The Rosie Project Page 58
‘Why?’
‘Unlikely, because I have lost confidence in the Wife Project. And inadvisable because I would be an unsuitable father.’
‘Why?’
‘Because I’d be an embarrassment to my children.’
Rosie laughed. I thought this was very insensitive, but she explained, ‘All parents are an embarrassment to their kids.’
‘Including Phil?’
She laughed again. ‘Especially Phil.’
At 4.28 p.m. we had finished the primates. ‘Oh no, we’re done?’ said Rosie. ‘Is there something else we can see?’
‘We have two more things to see,’ I said. ‘You may find them dull.’
I took her to the room of balls – spheres of different sizes showing the scale of the universe. The display is not dramatic, but the information is. Non-scientists, non-physical-scientists, frequently have no idea of scale – how small we are compared to the size of the universe, how big compared to the size of a neutrino. I did my best to make it interesting.
Then we went up in the elevator and joined the Heilbrunn Cosmic Pathway, a one-hundred-and-ten-metre spiral ramp representing a timeline from the big bang to the present. It is just pictures and photos and occasional rocks and fossils on the wall, and I didn’t even need to look at them, because I know the story, which I related as accurately and dramatically as I could, putting all that we had seen during the day into context, as we walked down and round until we reached the ground level and the tiny vertical hairline representing all of recorded human history.
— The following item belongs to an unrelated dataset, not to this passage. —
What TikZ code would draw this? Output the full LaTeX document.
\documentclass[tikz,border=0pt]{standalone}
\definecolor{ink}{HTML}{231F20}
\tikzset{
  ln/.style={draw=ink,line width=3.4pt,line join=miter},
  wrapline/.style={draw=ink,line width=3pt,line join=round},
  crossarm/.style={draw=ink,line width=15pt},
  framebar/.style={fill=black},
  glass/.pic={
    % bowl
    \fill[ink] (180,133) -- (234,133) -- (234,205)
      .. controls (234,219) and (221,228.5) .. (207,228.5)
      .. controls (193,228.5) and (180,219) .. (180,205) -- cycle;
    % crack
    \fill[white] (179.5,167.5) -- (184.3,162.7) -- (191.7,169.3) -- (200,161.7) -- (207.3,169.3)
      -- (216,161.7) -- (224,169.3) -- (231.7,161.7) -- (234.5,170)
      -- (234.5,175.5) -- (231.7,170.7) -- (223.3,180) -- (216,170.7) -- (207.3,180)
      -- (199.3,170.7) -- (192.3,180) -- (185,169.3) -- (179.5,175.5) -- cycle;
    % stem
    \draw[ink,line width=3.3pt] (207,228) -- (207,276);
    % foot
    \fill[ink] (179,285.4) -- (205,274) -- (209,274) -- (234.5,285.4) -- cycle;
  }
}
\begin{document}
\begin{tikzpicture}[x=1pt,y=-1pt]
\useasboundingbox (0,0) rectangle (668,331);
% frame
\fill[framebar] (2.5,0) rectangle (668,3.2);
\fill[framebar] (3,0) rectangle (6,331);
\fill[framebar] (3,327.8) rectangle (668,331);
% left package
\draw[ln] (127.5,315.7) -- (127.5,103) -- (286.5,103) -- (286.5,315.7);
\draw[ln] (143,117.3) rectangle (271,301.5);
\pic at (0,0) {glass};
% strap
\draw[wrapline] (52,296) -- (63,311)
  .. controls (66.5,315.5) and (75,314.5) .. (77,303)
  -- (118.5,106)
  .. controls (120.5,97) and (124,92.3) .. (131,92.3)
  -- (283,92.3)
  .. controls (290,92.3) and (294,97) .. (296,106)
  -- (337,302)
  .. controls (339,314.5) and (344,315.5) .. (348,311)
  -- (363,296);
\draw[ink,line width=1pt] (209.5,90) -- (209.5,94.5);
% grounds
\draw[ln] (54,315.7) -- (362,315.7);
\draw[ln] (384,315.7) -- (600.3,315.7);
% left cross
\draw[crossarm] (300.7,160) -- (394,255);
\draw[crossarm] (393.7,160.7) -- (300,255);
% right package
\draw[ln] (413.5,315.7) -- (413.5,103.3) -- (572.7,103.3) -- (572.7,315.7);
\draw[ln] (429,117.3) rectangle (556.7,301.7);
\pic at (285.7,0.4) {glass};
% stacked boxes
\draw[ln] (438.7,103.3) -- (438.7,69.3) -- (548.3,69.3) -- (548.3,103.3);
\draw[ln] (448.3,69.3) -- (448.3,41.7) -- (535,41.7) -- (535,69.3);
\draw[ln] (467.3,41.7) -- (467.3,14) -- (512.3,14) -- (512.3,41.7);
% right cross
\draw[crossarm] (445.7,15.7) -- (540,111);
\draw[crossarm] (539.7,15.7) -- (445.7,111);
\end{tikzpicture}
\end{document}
It was almost closing time now, and we were the only people standing there. On other occasions, I have listened to people’s reactions as they reach the end. ‘Makes you feel a bit unimportant, doesn’t it?’ they say. I suppose that is one way of looking at it – how the age of the universe somehow diminishes our lives or the events of history or Joe DiMaggio’s streak.
But Rosie’s response was a verbal version of mine. ‘Wow,’ she said, very quietly, looking back at the vastness of it all. Then, in this vanishingly small moment in the history of the universe, she took my hand, and held it all the way to the subway.
27
We had one critical task to perform before leaving New York the following morning. Max Freyberg, the cosmetic surgeon and potential biological father of Rosie, who was ‘booked solid’, had agreed to see us for fifteen minutes at 6.45 p.m. Rosie had told his secretary she was writing a series of articles for a publication about successful alumni of the university. I was carrying Rosie’s camera and would be identified as a photographer.
Getting the appointment had been difficult enough, but it had become apparent that collecting the DNA would be far more difficult in a working environment than in a social or domestic location. I had set my brain the task of solving the problem before we departed for New York, and had expected it to have found a solution through background processing, but it had apparently been too occupied with other matters. The best I could think of was a spiked ring that would draw blood when we shook hands, but Rosie considered this socially infeasible.
She suggested clipping a hair, either surreptitiously or after identifying it as a stray that would mar the photo. Surely a cosmetic surgeon would care about his appearance. Unfortunately a clipped hair was unlikely to yield an adequate sample – it needed to be plucked to obtain a follicle. Rosie packed a pair of tweezers. For once I hoped I might have to spend fifteen minutes in a smoke-filled room. A cigarette butt would solve our problem. We would have to be alert to opportunities.
Dr Freyberg’s rooms were in an older-style building on the Upper West Side. Rosie pushed the buzzer and a security guard appeared and took us up to a waiting area where the walls were totally covered with framed certificates and letters from patients praising Dr Freyberg’s work.
Dr Freyberg’s secretary, a very thin woman (BMI estimate sixteen) of about fifty-five with disproportionately thick lips, led us into his office. More certificates! Freyberg himself had a major fault: he was completely bald. The hair-plucking approach would not be viable. Nor was there any evidence that he was a smoker.
Rosie conducted the interview very impressively. Freyberg described some procedures that seemed to have minimal clinical justification, and talked about their importance to self-esteem. It was fortunate that I had been allocated the silent role, as I would have been strongly tempted to argue. I was also struggling to focus. My mind was still processing the hand-holding incident.
‘I’m sorry,’ said Rosie, ‘but could I bother you for something to drink?’
Of course! The coffee swab solution.
‘Sure,’ said Freyberg. ‘Tea, coffee?’
‘Coffee would be great,’ said Rosie. ‘Just black. Will you have one yourself?’
‘I’m good. Let’s keep going.’ He pushed a button on his intercom. ‘Rachel. One black coffee.’
‘You should have a coffee,’ I said to him.
‘Never touch it,’ said Freyberg.
‘Unless you have a genetic intolerance of caffeine, there are no proven harmful effects. On the contrary –’
‘What magazine is this for again?’
The question was straightforward and totally predictable. We had agreed the name of the fictitious university publication in advance, and Rosie had already used it in her introduction.
But my brain malfunctioned. Rosie and I spoke simultaneously. Rosie said, ‘Faces of Change.’ I said, ‘Hands of Change.’